Theresa had become much more radical in her ideas without ever getting involved with any group. Gradually she was becoming less frightened of black people—maybe because she wanted to so badly but also because she was seeing more of them than she’d ever seen, close up, at any rate. Her new attitudes made it a little easier for her to be with people like the other young teachers because it relieved her of some of that specific social guilt she’d felt, right through her days at City College, over being a secret racist. Being really no better than her parents in her ideas.
One evening in November Katherine said she felt like talking and invited Theresa to dinner. Theresa went because she hadn’t seen them in so long. Katherine poured wine for both of them without asking if Theresa wanted any. Only one small light was on in the living room but the dim light was pleasant; the apartment didn’t look quite as bad as in daylight.
“How’s school?” Katherine asked. She was very subdued.
“Great,” Terry said, but she
volunteered no further information. It was very important to her that Katherine not be a part of her life in school.
Katherine said nothing. She looked depressed. She took a sip of wine and spilled it on herself.
“Oh, God,” she said, and burst into tears.

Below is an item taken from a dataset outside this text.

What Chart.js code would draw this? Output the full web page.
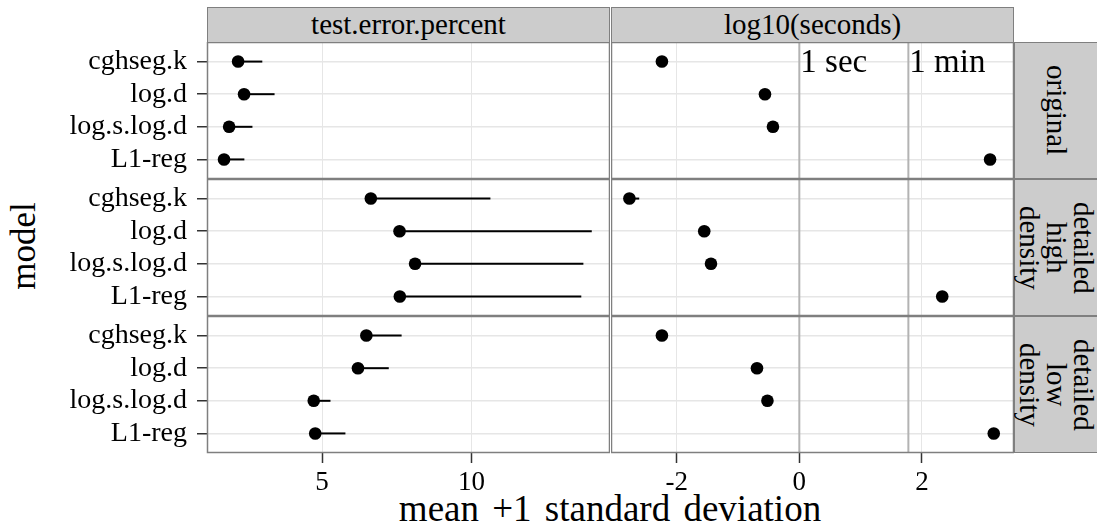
<!DOCTYPE html>
<html>
<head>
<meta charset="utf-8">
<script src="https://cdn.jsdelivr.net/npm/chart.js@4/dist/chart.umd.min.js"></script>
<style>
    body { margin: 0; background: #fff; }
    #wrap { position: relative; width: 1097px; height: 528px; overflow: hidden; font-family: "Liberation Serif", serif; color: #000; }
    #wrap canvas { position: absolute; }
    .strip-top { position: absolute; top: 7px; height: 35px; box-sizing: border-box; background: #cccccc; border: 1px solid #7f7f7f; border-bottom: none; font-family: "Liberation Serif", serif; font-size: 29px; line-height: 32px; text-align: center; }
    .strip-right { position: absolute; left: 1014px; width: 83px; box-sizing: border-box; background: #cccccc; border: 1px solid #7f7f7f; border-right: none; display: flex; align-items: center; justify-content: center; }
    .strip-right div { writing-mode: vertical-rl; text-align: center; font-family: "Liberation Serif", serif; font-size: 29px; line-height: 27px; }
    #y-title { position: absolute; left: -76px; top: 226px; width: 200px; height: 40px; line-height: 40px; text-align: center; font-size: 35px; transform: rotate(-90deg); }
    #x-title { position: absolute; left: 310px; top: 491px; width: 600px; height: 36px; line-height: 36px; text-align: center; font-size: 37px; word-spacing: 4px; }
</style>
</head>
<body>
<div id="wrap">
    <div id="y-title">model</div>
    <div id="x-title">mean +1 standard deviation</div>
</div>
<script>
// ---------- Data ----------

const models = ['cghseg.k', 'log.d', 'log.s.log.d', 'L1-reg'];
const rowLabels = [['original'], ['detailed', 'high', 'density'], ['detailed', 'low', 'density']];
const colLabels = ['test.error.percent', 'log10(seconds)'];

// test.error.percent: mean and mean + 1 sd (one row per data set)
const errorMean = [
    [2.19, 2.39, 1.89, 1.72],
    [6.63, 7.59, 8.11, 7.60],
    [6.48, 6.20, 4.72, 4.77]
];
const errorUpper = [
    [3.00, 3.41, 2.67, 2.40],
    [10.63, 14.02, 13.74, 13.67],
    [7.66, 7.23, 5.28, 5.78]
];

// log10(seconds): mean and mean + 1 sd
const timeMean = [
    [-2.24, -0.56, -0.43, 3.11],
    [-2.77, -1.55, -1.44, 2.33],
    [-2.24, -0.69, -0.52, 3.17]
];
const timeUpper = [
    [-2.20, -0.53, -0.40, 3.14],
    [-2.61, -1.52, -1.41, 2.36],
    [-2.20, -0.66, -0.49, 3.20]
];

const errorTicks = [5, 10];
const timeTicks = [-2, 0, 2];
const errorRange = [1.15, 14.63];
const timeRange = [-3.07, 3.5];

// reference lines on the time panels
const refValues = [0, 1.778];
const refLabels = ['1 sec', '1 min'];

// ---------- Layout ----------

const PANEL_LEFT = [207, 611];
const PANEL_TOP = [42, 179, 316];
const PANEL_W = 403;
const PANEL_H = 137;
const Y_AXIS_W = 207;
const X_AXIS_H = 48;

const GRID_COLOR = '#e6e6e6';
const BORDER_COLOR = '#7f7f7f';

Chart.defaults.font.family = '"Liberation Serif", serif';
Chart.defaults.color = '#000';

// ---------- Strips ----------

function addStrips() {
    const wrap = document.getElementById('wrap');
    colLabels.forEach((label, c) => {
        const div = document.createElement('div');
        div.className = 'strip-top';
        div.style.left = PANEL_LEFT[c] + 'px';
        div.style.width = PANEL_W + 'px';
        div.textContent = label;
        wrap.appendChild(div);
    });
    rowLabels.forEach((lines, r) => {
        const div = document.createElement('div');
        div.className = 'strip-right';
        div.style.top = PANEL_TOP[r] + 'px';
        div.style.height = PANEL_H + 'px';
        const inner = document.createElement('div');
        inner.innerHTML = lines.join('<br>');
        div.appendChild(inner);
        wrap.appendChild(div);
    });
}

// ---------- Panels ----------

function panelPlugin(row, col) {
    return {
        id: 'panelDecor',
        beforeDatasetsDraw(chart) {
            if (col !== 1) return;
            const { ctx, chartArea, scales } = chart;
            ctx.save();
            ctx.strokeStyle = '#b3b3b3';
            ctx.lineWidth = 2;
            refValues.forEach(v => {
                const px = scales.x.getPixelForValue(v);
                ctx.beginPath();
                ctx.moveTo(px, chartArea.top);
                ctx.lineTo(px, chartArea.bottom);
                ctx.stroke();
            });
            ctx.restore();
        },
        afterDatasetsDraw(chart) {
            const { ctx, chartArea, scales } = chart;
            ctx.save();
            if (col === 1 && row === 0) {
                ctx.fillStyle = '#000';
                ctx.font = '33px "Liberation Serif"';
                ctx.textAlign = 'left';
                ctx.textBaseline = 'alphabetic';
                refValues.forEach((v, i) => {
                    ctx.fillText(refLabels[i], scales.x.getPixelForValue(v) + 1, scales.y.getPixelForValue(1) + 10);
                });
            }
            ctx.strokeStyle = BORDER_COLOR;
            ctx.lineWidth = 1.5;
            ctx.strokeRect(chartArea.left + 0.5, chartArea.top + 0.5, chartArea.width - 1, chartArea.height - 1);
            ctx.restore();
        }
    };
}

function createPanel(row, col) {
    const showY = col === 0;
    const showX = row === 2;
    const w = PANEL_W + (showY ? Y_AXIS_W : 0);
    const h = PANEL_H + (showX ? X_AXIS_H : 0);

    const canvas = document.createElement('canvas');
    canvas.width = w;
    canvas.height = h;
    canvas.style.width = w + 'px';
    canvas.style.height = h + 'px';
    canvas.style.left = (PANEL_LEFT[col] - (showY ? Y_AXIS_W : 0)) + 'px';
    canvas.style.top = PANEL_TOP[row] + 'px';
    document.getElementById('wrap').appendChild(canvas);

    const mean = col === 0 ? errorMean[row] : timeMean[row];
    const upper = col === 0 ? errorUpper[row] : timeUpper[row];
    const ticks = col === 0 ? errorTicks : timeTicks;
    const range = col === 0 ? errorRange : timeRange;

    // one segment per model, then the points on top
    const datasets = models.map((m, i) => ({
        type: 'line',
        data: [{ x: mean[i], y: i + 1 }, { x: upper[i], y: i + 1 }],
        borderColor: '#000',
        borderWidth: 2,
        pointRadius: 0,
        fill: false
    }));
    datasets.push({
        type: 'scatter',
        data: models.map((m, i) => ({ x: mean[i], y: i + 1 })),
        backgroundColor: '#000',
        borderWidth: 0,
        pointRadius: 6.3
    });

    return new Chart(canvas, {
        type: 'scatter',
        data: { datasets },
        options: {
            responsive: false,
            animation: false,
            devicePixelRatio: 1,
            events: [],
            layout: { padding: 0, autoPadding: false },
            plugins: { legend: { display: false }, tooltip: { enabled: false } },
            scales: {
                x: {
                    type: 'linear',
                    min: range[0],
                    max: range[1],
                    afterBuildTicks: s => { s.ticks = ticks.map(v => ({ value: v })); },
                    afterFit: s => {
                        s.height = showX ? X_AXIS_H : 0;
                        s.paddingLeft = 0;
                        s.paddingRight = 0;
                    },
                    grid: { color: GRID_COLOR, lineWidth: 1, drawTicks: showX, tickLength: 10, tickColor: '#333', tickWidth: 1.5 },
                    border: { display: false },
                    ticks: { display: showX, font: { size: 27 }, color: '#000', padding: 4, maxRotation: 0, autoSkip: false, callback: v => String(v) }
                },
                y: {
                    type: 'linear',
                    reverse: true,
                    min: 0.4,
                    max: 4.6,
                    afterBuildTicks: s => { s.ticks = models.map((m, i) => ({ value: i + 1 })); },
                    afterFit: s => {
                        s.width = showY ? Y_AXIS_W : 0;
                        s.paddingTop = 0;
                        s.paddingBottom = 0;
                    },
                    grid: { color: GRID_COLOR, lineWidth: 1.5, drawTicks: showY, tickLength: 10, tickColor: '#333', tickWidth: 1.5 },
                    border: { display: false },
                    ticks: { display: showY, font: { size: 28 }, color: '#000', padding: 10, autoSkip: false, callback: v => models[v - 1] }
                }
            }
        },
        plugins: [panelPlugin(row, col)]
    });
}

// ---------- Main ----------

addStrips();
for (let r = 0; r < rowLabels.length; r++) {
    for (let c = 0; c < colLabels.length; c++) {
        createPanel(r, c);
    }
}
</script>
</body>
</html>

“What’s wrong?” Theresa asked.
“I’m pregnant.” Looking at Theresa, through the tears, as though she were sure Theresa had a whip and was going to use it on her.
A picture flashed into Theresa’s mind. Katherine and Brooks asleep on the rug with Rafe and Marvella. Rafe and Marvella had been back there this year, and God only knew who else.
“Mother of God,” Theresa said. “It’s the same thing you did last time.”
Katherine’s face was blank. She stopped crying.
“What do you mean?”
“Not knowing who the father was. Or have you been—?”
“I knew you knew,” Katherine said matter-of-factly. “Anyway, it’s not the same. It’s different.”
“How come you got so thin if you’re pregnant?”
“I can’t eat. I throw up.”
“Does Rafe know?” she asked after a while.
“Rafe? Why? Oh, you mean . . . It doesn’t matter.” Avoiding Theresa’s eyes. “He doesn’t . . . they weren’t the only ones.”
Of course.
Brooks called to say he was working late with someone on a brief; Katherine told him to bring the someone down because Theresa was there and they could all have dinner together.
“I know the whole thing must be hard for you to understand,” she said to Theresa. “I don’t even know how to explain it, it’s just something that happened. When I was working for Pan Am I knew there was a lot of sex around but I never did it. Slept around a lot, I mean. I was . . . maybe it sounds silly to you but when I had the two boyfriends, the one in L.A. and the one in New York, I was leading the cleanest, most careful life of anyone I knew. I used to get teased because I was like a nice married lady at both ends of the run.”